Raising a teen is no easy thing, even if there are some super parents who make it look easy from the outside. Problems with adolescents can be anything from slamming the door during an argument all the way through to early substance abuse, so you want to make sure you’re doing the best job that you can from the start.
If you have found yourself looking for “residential treatment centers near me“, then you might need to try some new ways of connecting your teenager and helping to guide their behavior. Here are a few ideas to kick off a healthier relationship with your teen before needing to send them to a residential program, or how to engage with them after they’ve returned home from a treatment program. Whatever the situation, it’s never too late to try something new.
Find healthy role models.
Finding other people in your community for your teenager to look up to is vital. Let’s face it, Mom and Dad will never be cool until your kids reach a certain age — and maybe not even then! Helping your kid to link up with other healthy role models can help them find their way outside of relationships with family members. Think of ways to match what your teen is already engaged with: if you’re a religious family, think about enrolling them in a youth bible study program where they can be guided by scripture. Alternatively, youth groups or sports clubs can be a good way to match them with an engaging counselor who might be able to guide them as well. Whatever will gel well with your child as an individual is the most important thing to consider.
Let them lead the way.
Make it about them and their own emotions. Try not to let too much of your own feelings center conversations that you have with them — although of course you should open up and be honest with them as well. Be sure to keep considerations for their health and wellbeing at the forefront, rather than your own desire to be a good parent or anything like that. It’s a real test of humility to be able to come into these conversations, but if you can, the results will definitely pay off.
Avoid blanket bans.
No one likes being told what to do, and teens are no different. Try to avoid blanket bans, such as on technology or parties as these bans only serve to make certain things seem exciting and off-limits. Instead, try and open up a dialogue with your teenager about why you’re concerned and see what they think too. If they feel like you are treating them like a whole person and genuinely listening to what they have to say, they’ll be more likely to listen to your advice. Constantly telling a teenager “no” will only mean they will eventually stop asking you for permission. The temptation is everywhere for young people, you don’t want to be shut out from the difficult decisions they are making at this pivotal age.
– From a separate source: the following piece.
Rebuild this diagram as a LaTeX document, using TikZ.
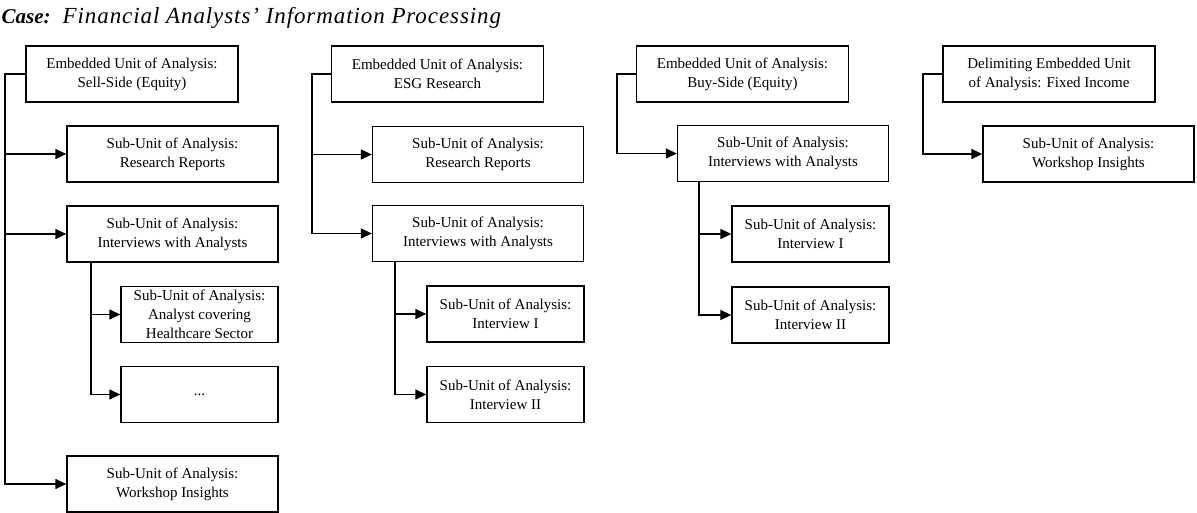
\documentclass[tikz,border=0pt]{standalone}
\usepackage{fontspec}
\setmainfont{Liberation Serif}
\usetikzlibrary{arrows.meta}
\begin{document}
\begin{tikzpicture}[x=1pt, y=-1pt, line width=1.3pt,
  unit/.style = {draw, rectangle, minimum width=212pt, minimum height=56pt, align=center, font=\fontsize{15}{19}\selectfont},
  sub/.style = {unit, minimum width=211pt},
  leaf/.style = {unit, minimum width=157pt},
  arr/.style = {-{Triangle[length=11pt, width=10pt]}}]
  \useasboundingbox (0,0) rectangle (1197,513);
  \node[anchor=base west, inner sep=0pt, font=\itshape] (title) at (1,24) {{\fontsize{21}{24}\selectfont\bfseries Case:}\hspace{12pt}{\fontsize{23}{26}\selectfont\addfontfeatures{LetterSpace=4}Financial Analysts’ Information Processing}};
  % sell-side
  \node[unit] (ss) at (132,74) {Embedded Unit of Analysis:\\Sell-Side (Equity)};
  \node[sub] (ss-rr) at (172.5,154) {Sub-Unit of Analysis:\\Research Reports};
  \node[sub] (ss-iv) at (172.5,234) {Sub-Unit of Analysis:\\Interviews with Analysts};
  \node[leaf] (ss-hc) at (199.5,314.5) {Sub-Unit of Analysis:\\Analyst covering\\Healthcare Sector};
  \node[leaf] (ss-dots) at (199.5,394.5) {...};
  \node[sub] (ss-ws) at (172.5,484) {Sub-Unit of Analysis:\\Workshop Insights};
  \coordinate (ss-t) at (5,0);
  \coordinate (ss-ivt) at (91,0);
  \draw[arr] (ss.west) -- (ss.west -| ss-t) |- (ss-ws.west);
  \draw[arr] (ss-t |- ss-rr.west) -- (ss-rr.west);
  \draw[arr] (ss-t |- ss-iv.west) -- (ss-iv.west);
  \draw[arr] (ss-iv.south -| ss-ivt) |- (ss-dots.west);
  \draw[arr] (ss-ivt |- ss-hc.west) -- (ss-hc.west);
  % esg
  \node[unit] (esg) at (437.5,74) {Embedded Unit of Analysis:\\ESG Research};
  \node[sub] (esg-rr) at (478,154.5) {Sub-Unit of Analysis:\\Research Reports};
  \node[sub] (esg-iv) at (478,233.5) {Sub-Unit of Analysis:\\Interviews with Analysts};
  \node[leaf] (esg-i1) at (505.5,314) {Sub-Unit of Analysis:\\Interview I};
  \node[leaf] (esg-i2) at (505.5,394.5) {Sub-Unit of Analysis:\\Interview II};
  \coordinate (esg-t) at (312,0);
  \coordinate (esg-ivt) at (395,0);
  \draw[arr] (esg.west) -- (esg.west -| esg-t) |- (esg-iv.west);
  \draw[arr] (esg-t |- esg-rr.west) -- (esg-rr.west);
  \draw[arr] (esg-iv.south -| esg-ivt) |- (esg-i2.west);
  \draw[arr] (esg-ivt |- esg-i1.west) -- (esg-i1.west);
  % buy-side
  \node[unit] (bs) at (742.5,74) {Embedded Unit of Analysis:\\Buy-Side (Equity)};
  \node[sub] (bs-iv) at (783,153.5) {Sub-Unit of Analysis:\\Interviews with Analysts};
  \node[leaf] (bs-i1) at (810.5,234) {Sub-Unit of Analysis:\\Interview I};
  \node[leaf] (bs-i2) at (810.5,315) {Sub-Unit of Analysis:\\Interview II};
  \coordinate (bs-t) at (617,0);
  \coordinate (bs-ivt) at (699,0);
  \draw[arr] (bs.west) -- (bs.west -| bs-t) |- (bs-iv.west);
  \draw[arr] (bs-iv.south -| bs-ivt) |- (bs-i2.west);
  \draw[arr] (bs-ivt |- bs-i1.west) -- (bs-i1.west);
  % fixed income
  \node[unit] (fi) at (1049,74) {Delimiting Embedded Unit\\of Analysis: Fixed Income};
  \node[sub] (fi-ws) at (1088.5,154) {Sub-Unit of Analysis:\\Workshop Insights};
  \coordinate (fi-t) at (923,0);
  \draw[arr] (fi.west) -- (fi.west -| fi-t) |- (fi-ws.west);
\end{tikzpicture}
\end{document}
Promote authentic maturity.
Your teen is at an important stage between childhood and adulthood, so be sure to reward signs of authentic maturity when you see it. This can look like anything from sticking to long-term commitments, looking for advice before acting, or expressing genuine gratitude. These are all positive actions that are signposts that your child is becoming a mature and responsible adult. They’re also signs that you’re doing your job well! Tell your teenager that you’ve noticed and respect these kinds of behavior when you see it; this is the first step towards truly treating them like an adult, and they deserve recognition for it. Parenting should never be all about bad behavior. Be sure to celebrate the good just as much.